Every line that holds "chart" should be shown.

Supplied data:
[START]
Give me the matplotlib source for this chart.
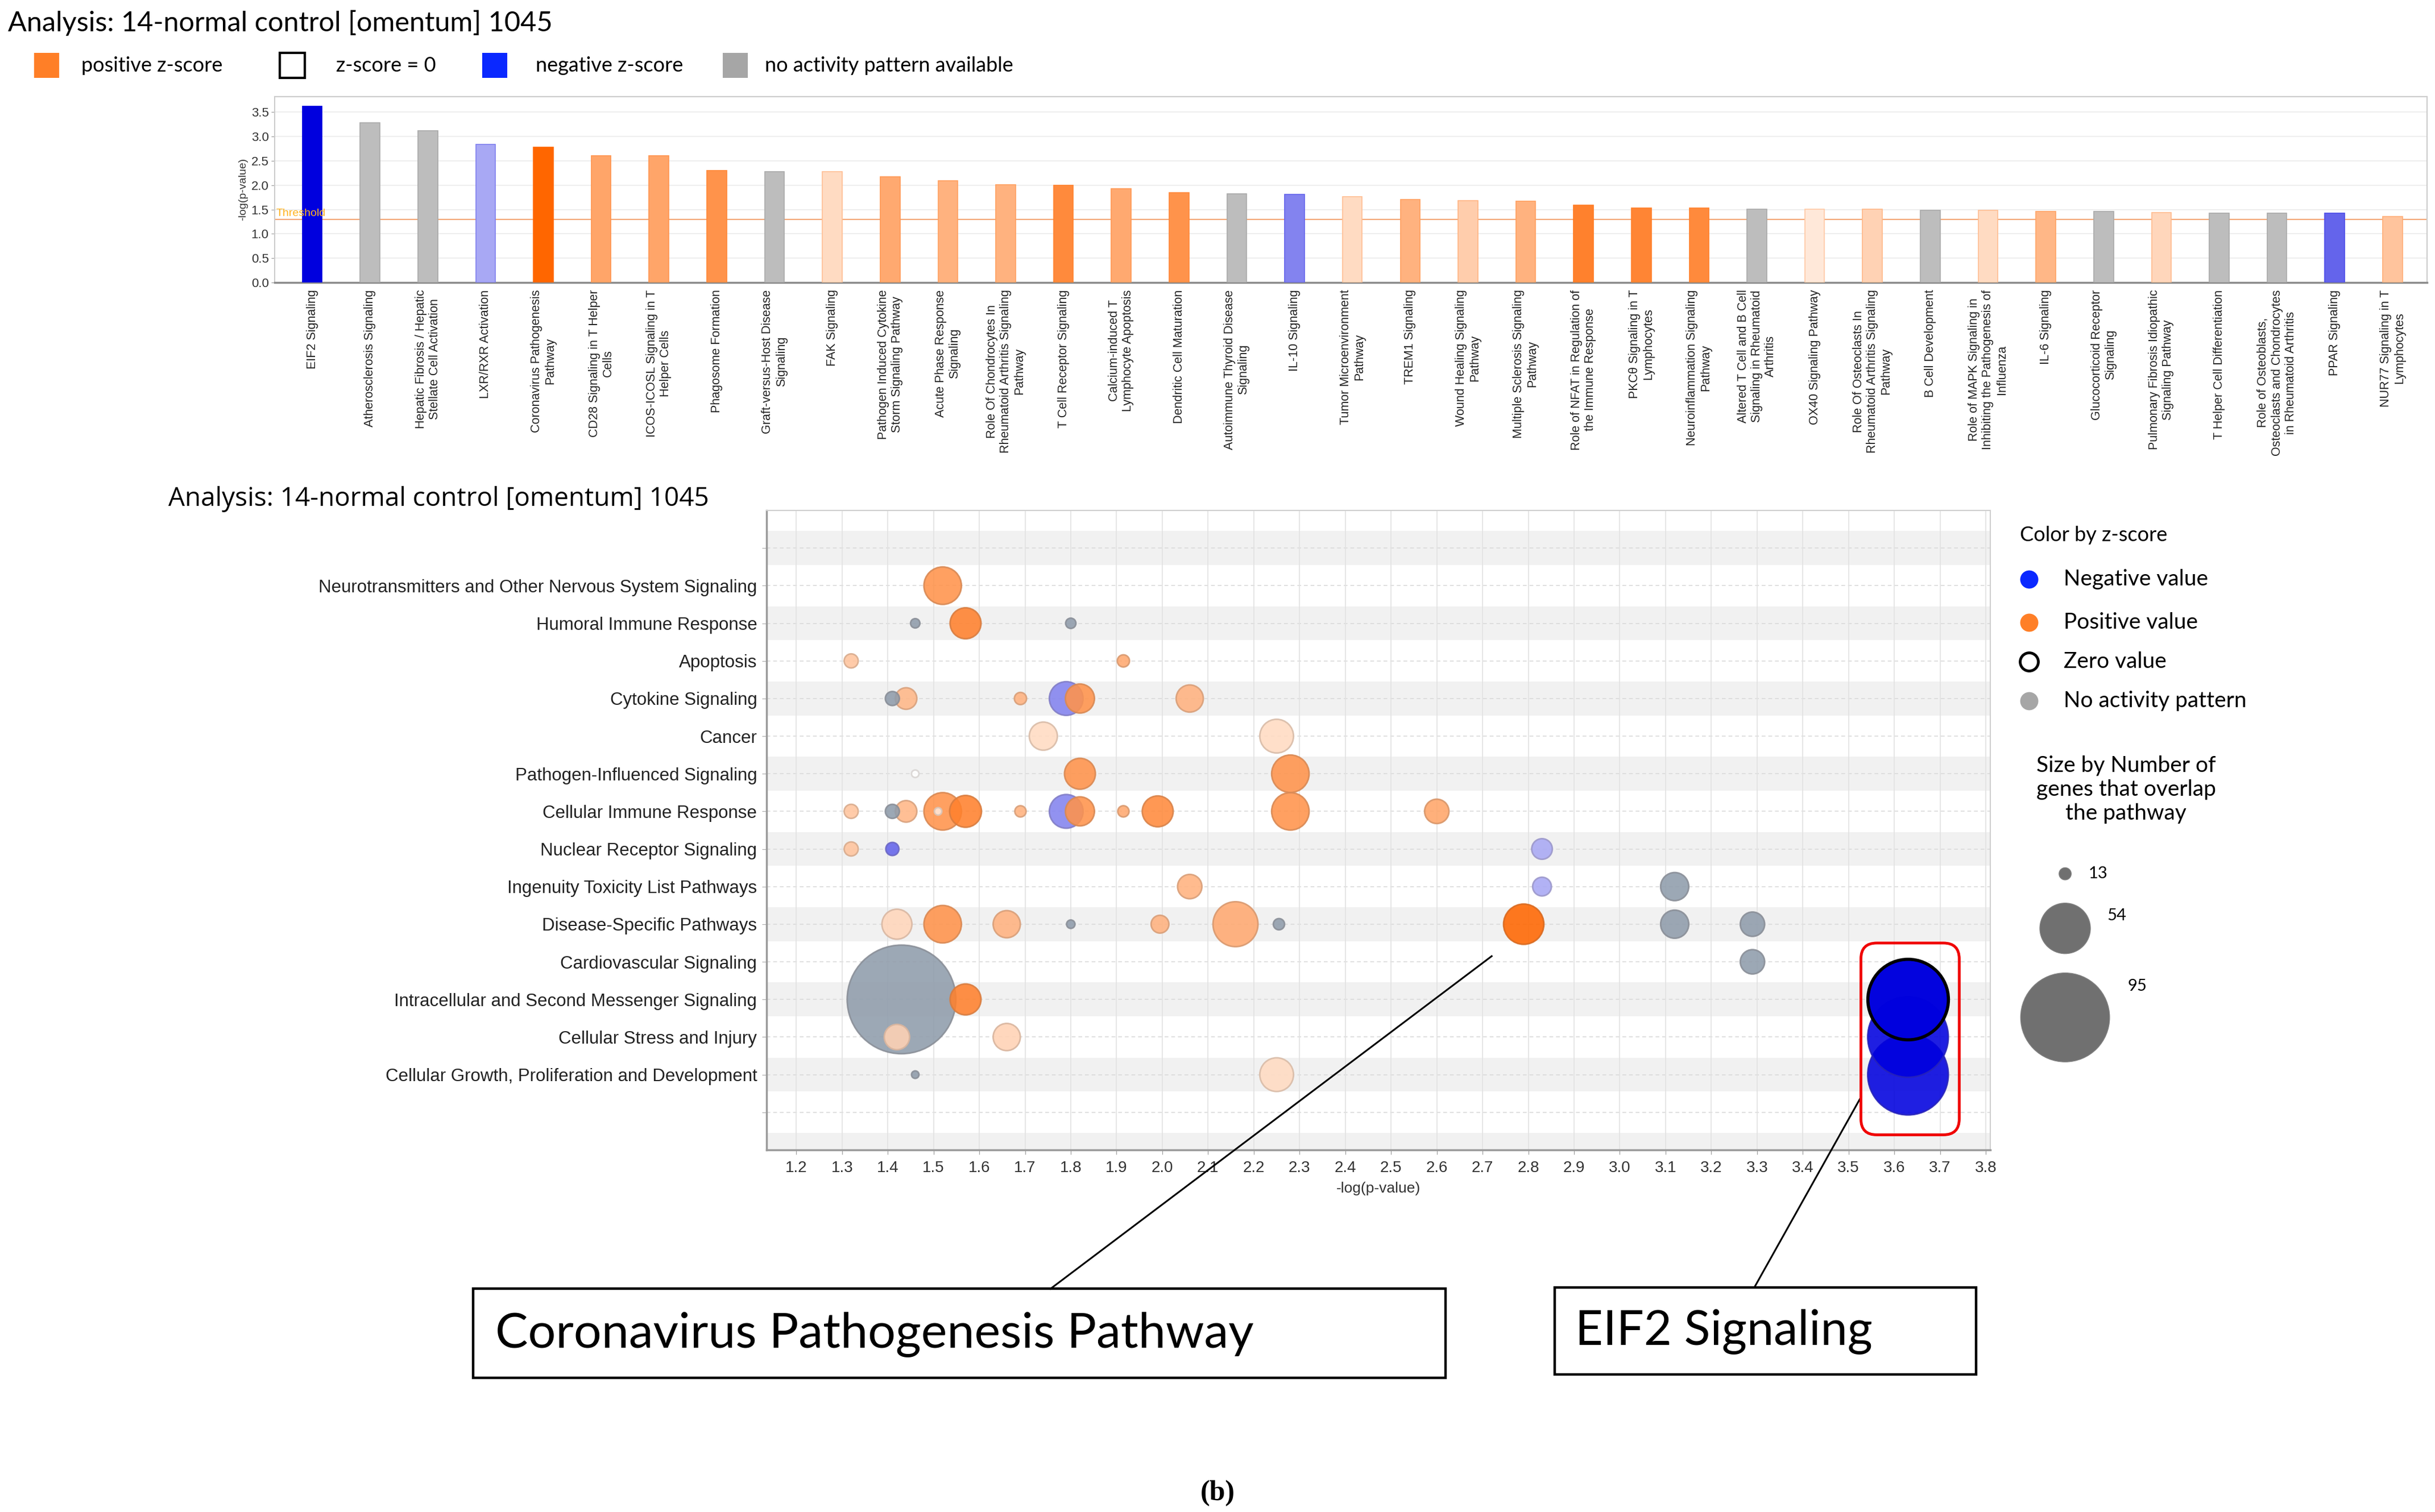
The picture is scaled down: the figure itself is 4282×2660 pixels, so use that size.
import numpy as np
import matplotlib
matplotlib.use("Agg")
import matplotlib.pyplot as plt
from matplotlib.patches import Rectangle, FancyBboxPatch
from matplotlib.transforms import IdentityTransform

# ---- top bar chart: canonical pathways ----
bar_names = [
    "EIF2 Signaling", "Atherosclerosis Signaling",
    "Hepatic Fibrosis / Hepatic\nStellate Cell Activation", "LXR/RXR Activation",
    "Coronavirus Pathogenesis\nPathway", "CD28 Signaling in T Helper\nCells",
    "ICOS-ICOSL Signaling in T\nHelper Cells", "Phagosome Formation",
    "Graft-versus-Host Disease\nSignaling", "FAK Signaling",
    "Pathogen Induced Cytokine\nStorm Signaling Pathway",
    "Acute Phase Response\nSignaling",
    "Role Of Chondrocytes In\nRheumatoid Arthritis Signaling\nPathway",
    "T Cell Receptor Signaling", "Calcium-induced T\nLymphocyte Apoptosis",
    "Dendritic Cell Maturation", "Autoimmune Thyroid Disease\nSignaling",
    "IL-10 Signaling", "Tumor Microenvironment\nPathway", "TREM1 Signaling",
    "Wound Healing Signaling\nPathway", "Multiple Sclerosis Signaling\nPathway",
    "Role of NFAT in Regulation of\nthe Immune Response",
    "PKCθ Signaling in T\nLymphocytes", "Neuroinflammation Signaling\nPathway",
    "Altered T Cell and B Cell\nSignaling in Rheumatoid\nArthritis",
    "OX40 Signaling Pathway",
    "Role Of Osteoclasts In\nRheumatoid Arthritis Signaling\nPathway",
    "B Cell Development",
    "Role of MAPK Signaling in\nInhibiting the Pathogenesis of\nInfluenza",
    "IL-6 Signaling", "Glucocorticoid Receptor\nSignaling",
    "Pulmonary Fibrosis Idiopathic\nSignaling Pathway",
    "T Helper Cell Differentiation",
    "Role of Osteoblasts,\nOsteoclasts and Chondrocytes\nin Rheumatoid Arthritis",
    "PPAR Signaling", "NUR77 Signaling in T\nLymphocytes",
]
bar_logp = [3.62, 3.28, 3.12, 2.84, 2.78, 2.60, 2.60, 2.30, 2.28, 2.28,
            2.17, 2.09, 2.01, 2.00, 1.93, 1.84, 1.82, 1.81, 1.76, 1.70,
            1.68, 1.67, 1.59, 1.53, 1.53, 1.51, 1.51, 1.51, 1.48, 1.48,
            1.46, 1.46, 1.44, 1.43, 1.43, 1.42, 1.35]
nan = np.nan
bar_z = [-3.6, nan, nan, -0.9, 3.0, 1.6, 1.6, 2.0, nan, 0.4,
         1.5, 1.3, 1.3, 2.2, 1.5, 2.0, nan, -1.5, 0.4, 1.3,
         0.7, 1.3, 2.4, 2.3, 2.2, nan, 0.1, 0.6, nan, 0.4,
         1.2, nan, 0.5, nan, nan, -2.0, 0.9]
threshold = 1.3

# ---- bubble chart: pathway categories ----
categories = [
    "Neurotransmitters and Other Nervous System Signaling",
    "Humoral Immune Response", "Apoptosis", "Cytokine Signaling", "Cancer",
    "Pathogen-Influenced Signaling", "Cellular Immune Response",
    "Nuclear Receptor Signaling", "Ingenuity Toxicity List Pathways",
    "Disease-Specific Pathways", "Cardiovascular Signaling",
    "Intracellular and Second Messenger Signaling",
    "Cellular Stress and Injury",
    "Cellular Growth, Proliferation and Development",
]
bubble_cat = (["Neurotransmitters and Other Nervous System Signaling"]
              + ["Humoral Immune Response"] * 3
              + ["Apoptosis"] * 2
              + ["Cytokine Signaling"] * 6
              + ["Cancer"] * 2
              + ["Pathogen-Influenced Signaling"] * 3
              + ["Cellular Immune Response"] * 13
              + ["Nuclear Receptor Signaling"] * 3
              + ["Ingenuity Toxicity List Pathways"] * 3
              + ["Disease-Specific Pathways"] * 10
              + ["Cardiovascular Signaling"]
              + ["Intracellular and Second Messenger Signaling"] * 3
              + ["Cellular Stress and Injury"] * 3
              + ["Cellular Growth, Proliferation and Development"] * 3)
bubble_logp = [1.52,
               1.46, 1.57, 1.80,
               1.32, 1.915,
               1.41, 1.44, 1.69, 1.79, 1.82, 2.06,
               1.74, 2.25,
               1.46, 1.82, 2.28,
               1.32, 1.41, 1.44, 1.52, 1.51, 1.57, 1.69, 1.79, 1.82, 1.915, 1.99, 2.28, 2.60,
               1.32, 1.41, 2.83,
               2.06, 2.83, 3.12,
               1.42, 1.52, 1.66, 1.80, 1.995, 2.16, 2.255, 2.79, 3.12, 3.29,
               3.29,
               1.43, 1.57, 3.63,
               1.42, 1.66, 3.63,
               1.46, 2.25, 3.63]
bubble_genes = [40,
                10, 33, 11,
                15, 13,
                15, 23, 13, 36, 31, 29,
                30, 36,
                8, 33, 40,
                15, 15, 23, 40, 8, 34, 12, 36, 31, 12, 33, 40, 26,
                15, 14, 22,
                26, 20, 30,
                32, 40, 29, 9, 19, 48, 12, 43, 30, 26,
                26,
                116, 33, 86,
                27, 29, 86,
                8, 36, 86]
bubble_z = [2.0,
            nan, 2.4, nan,
            0.9, 1.5,
            nan, 1.2, 1.3, -1.5, 2.0, 1.3,
            0.4, 0.4,
            0.0, 2.0, 2.0,
            0.9, nan, 1.2, 2.0, 0.1, 2.4, 1.3, -1.5, 2.0, 1.5, 2.2, 2.0, 1.6,
            0.9, -2.0, -0.9,
            1.3, -0.9, nan,
            0.5, 2.0, 1.3, nan, 1.3, 1.5, nan, 3.0, nan, nan,
            nan,
            nan, 2.4, -3.6,
            0.6, 0.6, -3.6,
            nan, 0.4, -3.6]
size_legend = [13, 54, 95]

TITLE = "Analysis: 14-normal control [omentum] 1045"


def zshade(z):
    white = np.array([1.0, 1.0, 1.0])
    if z == 0:
        return white
    if z < 0:
        base = np.array([0.0, 0.0, 0.87])
        t = min(-z / 3.6, 1)
    else:
        base = np.array([1.0, 0.4, 0.0])
        t = min(z / 3.0, 1)
    t2 = 0.12 + 0.88 * t
    return white * (1 - t2) + base * t2


def gene_size(n):
    # marker diameter in points grows linearly with the gene count
    return (1.186 * np.asarray(n, dtype=float)) ** 2


W, H, DPI = 4282, 2660, 100
fig = plt.figure(figsize=(W / DPI, H / DPI), dpi=DPI)
fig.patch.set_facecolor("white")

# ================= bar chart =================
ax1 = fig.add_axes([0.1128, 0.8132, 0.884, 0.1229])
xb = np.arange(len(bar_names))
bar_fill, bar_edge = [], []
for z in bar_z:
    if np.isnan(z):
        bar_fill.append("#bdbdbd")
        bar_edge.append("#a9a9a9")
    else:
        c = zshade(z)
        bar_fill.append(c)
        base = np.array([0, 0, 0.87]) if z < 0 else np.array([1, 0.4, 0])
        bar_edge.append(0.75 * c + 0.25 * base)
ax1.bar(xb, bar_logp, width=0.34, color=bar_fill, edgecolor=bar_edge,
        linewidth=1.2, zorder=3)
ax1.axhline(threshold, color="#f3a878", lw=1.6, zorder=2)
ax1.text(-0.62, threshold + 0.02, "Threshold", color="#ffb21e", fontsize=14,
         va="bottom", ha="left", zorder=4, family="Liberation Sans")
ax1.set_xlim(-0.65, 36.6)
ax1.set_ylim(0, 3.82)
yt = np.arange(0, 3.51, 0.5)
ax1.set_yticks(yt)
ax1.set_yticklabels([f"{v:.1f}" for v in yt], family="Liberation Sans")
ax1.set_ylabel("-log(p-value)", fontsize=14, family="Liberation Sans",
               labelpad=4, color="#333333")
ax1.yaxis.grid(True, color="#eeeeee", lw=1.5)
ax1.set_axisbelow(True)
ax1.set_xticks(xb)
ax1.set_xticklabels(bar_names, rotation=90, fontsize=15.5, ha="center",
                    va="top", multialignment="center",
                    family="Liberation Sans", color="#222222")
ax1.tick_params(axis="x", length=0, pad=9)
ax1.tick_params(axis="y", labelsize=16, length=4, color="#999999",
                labelcolor="#333333")
for s in ["top", "right", "left"]:
    ax1.spines[s].set_color("#cccccc")
    ax1.spines[s].set_linewidth(1.5)
ax1.spines["bottom"].set_color("#8a8a8a")
ax1.spines["bottom"].set_linewidth(2.5)

# ================= bubble chart =================
ax2 = fig.add_axes([0.3148, 0.2395, 0.5026, 0.4229])
cat_idx = np.array([categories.index(c) + 1 for c in bubble_cat])
logp = np.array(bubble_logp)
genes = np.array(bubble_genes)

for i in range(0, 17, 2):
    ax2.axhspan(i - 0.45, i + 0.45, color="#f1f1f1", lw=0, zorder=0)
for i in range(0, 16):
    ax2.axhline(i, color="#dadada", lw=1.2, ls=(0, (4, 3)), zorder=1)
xt = np.round(np.arange(1.2, 3.81, 0.1), 1)
for v in xt:
    ax2.axvline(v, color="#e2e2e2", lw=1.2, zorder=1)

fills, edges = [], []
for z in bubble_z:
    if np.isnan(z):
        c = np.array([0.56, 0.61, 0.67])
    else:
        c = zshade(z)
    e = 0.7 * c + 0.3 * np.array([0.5, 0.45, 0.42])
    fills.append((*c, 0.88))
    edges.append((*e, 0.9))
order = sorted(range(len(logp)), key=lambda i: (-genes[i], -cat_idx[i]))
ax2.scatter(logp[order], cat_idx[order], s=gene_size(genes[order]),
            c=[fills[i] for i in order], edgecolors=[edges[i] for i in order],
            linewidths=2, zorder=3)

# EIF2 signaling highlight
top_row = categories.index("Intracellular and Second Messenger Signaling") + 1
k = [i for i in range(len(logp)) if logp[i] == logp.max() and cat_idx[i] == top_row][0]
ax2.scatter([logp[k]], [cat_idx[k]], s=gene_size(genes[k]), facecolors=fills[k],
            edgecolors="black", linewidths=4, zorder=4)

ax2.set_xlim(1.135, 3.81)
ax2.set_ylim(16, -1)
ax2.set_xticks(xt)
ax2.set_xticklabels([f"{v:.1f}" for v in xt], family="Liberation Sans")
ax2.set_yticks(range(0, 16))
ax2.set_yticklabels([""] + categories + [""], family="Liberation Sans")
ax2.tick_params(axis="y", labelsize=22.5, length=6, color="#aaaaaa",
                labelcolor="#222222", pad=6)
ax2.tick_params(axis="x", labelsize=20, length=6, color="#999999",
                labelcolor="#333333", pad=8)
ax2.set_xlabel("-log(p-value)", fontsize=19, family="Liberation Sans",
               color="#333333", labelpad=8)
for s in ["top", "right"]:
    ax2.spines[s].set_color("#cfcfcf")
    ax2.spines[s].set_linewidth(1.5)
for s in ["left", "bottom"]:
    ax2.spines[s].set_color("#9a9a9a")
    ax2.spines[s].set_linewidth(2.5)

# red frame around the EIF2 bubbles
fig.canvas.draw()
p0 = ax2.transData.transform((3.527, 15.6))
p1 = ax2.transData.transform((3.742, 10.5))
frame = FancyBboxPatch((p0[0], p0[1]), p1[0] - p0[0], p1[1] - p0[1],
                       boxstyle="round,pad=0,rounding_size=28",
                       transform=IdentityTransform(), fill=False,
                       ec="#f00000", lw=3.5, zorder=20)
fig.add_artist(frame)

# ================= overlay: titles, legends, callouts =================
lax = fig.add_axes([0, 0, 1, 1])
lax.set_xlim(0, 1)
lax.set_ylim(0, 1)
lax.axis("off")
lax.set_zorder(10)

fig.text(0.0032, 0.9850, TITLE, fontsize=35, family="Lato", va="center",
         ha="left")
fig.text(0.0692, 0.6698, TITLE, fontsize=33, family="Open Sans",
         va="center", ha="left")

# top legend
leg_items = [("positive z-score", "#ff7f27", "#ff7f27", 0.0141, 0.0333),
             ("z-score = 0", "white", "black", 0.1148, 0.1380),
             ("negative z-score", "#0a28ff", "#0a28ff", 0.1981, 0.2199),
             ("no activity pattern available", "#a6a6a6", "#a6a6a6", 0.2968, 0.3141)]
for lab, fc, ec, xs, xtxt in leg_items:
    lax.add_patch(Rectangle((xs, 0.9567 - 0.0083), 0.0103, 0.0166, fc=fc,
                            ec=ec, lw=3 if fc == "white" else 0))
    lax.text(xtxt, 0.9567, lab, fontsize=26, family="Lato", va="center",
             ha="left")

# bubble colour legend
lax.text(0.8295, 0.646, "Color by z-score", fontsize=26, family="Lato",
         va="center", ha="left")
col_items = [("Negative value", "#0a28ff", "#0a28ff"),
             ("Positive value", "#ff7f27", "#ff7f27"),
             ("Zero value", "white", "black"),
             ("No activity pattern", "#a6a6a6", "#a6a6a6")]
for j, (lab, fc, ec) in enumerate(col_items):
    yy = [0.6171, 0.5882, 0.5624, 0.5366][j]
    lax.plot([0.8333], [yy], "o", ms=23, mfc=fc, mec=ec,
             mew=3.5 if fc == "white" else 0)
    lax.text(0.8474, yy, lab, fontsize=28, family="Lato", va="center",
             ha="left")

lax.text(0.8731, 0.4778, "Size by Number of\ngenes that overlap\nthe pathway",
         fontsize=28, family="Lato", va="center", ha="center",
         linespacing=1.2)
size_y = [0.4221, 0.3860, 0.3271]
lax.scatter([0.8481] * 3, size_y, s=gene_size(size_legend), c="#707070",
            edgecolors="#808080", lw=1)
for n, (tx, ty) in zip(size_legend, [(0.8577, 0.4221), (0.8654, 0.3942),
                                     (0.8737, 0.3478)]):
    lax.text(tx, ty, str(n), fontsize=21, family="Lato", va="center",
             ha="left")

# callout boxes and leader lines
cor_k = [i for i in range(len(logp)) if logp[i] == max(
    v for v, z in zip(bubble_logp, bubble_z) if not np.isnan(z) and z > 0)][0]
inv = fig.transFigure.inverted()
cor_tip = inv.transform(ax2.transData.transform((logp[cor_k] - 0.07, cat_idx[cor_k] + 0.85)))
eif_tip = inv.transform(ax2.transData.transform((3.527, 14.6)))

lax.plot([0.4314, cor_tip[0]], [0.1476, cor_tip[1]], color="black", lw=2.2)
lax.plot([0.7205, eif_tip[0]], [0.1486, eif_tip[1]], color="black", lw=2.2)
lax.add_patch(Rectangle((0.1942, 0.0888), 0.3994, 0.0588, fc="white",
                        ec="black", lw=3.2))
lax.add_patch(Rectangle((0.6385, 0.0908), 0.1730, 0.0578, fc="white",
                        ec="black", lw=3.2))
lax.text(0.2035, 0.1178, "Coronavirus Pathogenesis Pathway", fontsize=62,
         family="Lato", va="center", ha="left")
lax.text(0.6470, 0.1195, "EIF2 Signaling", fontsize=61, family="Lato",
         va="center", ha="left")
lax.text(0.5, 0.0125, "(b)", fontsize=36, family="Liberation Serif",
         weight="bold", va="center", ha="center")

fig.savefig("out.png", dpi=DPI, facecolor="white")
[END]
Exercise output:
Give me the matplotlib source for this chart.
# ---- top bar chart: canonical pathways ----
# ---- bubble chart: pathway categories ----
# ================= bar chart =================
# ================= bubble chart =================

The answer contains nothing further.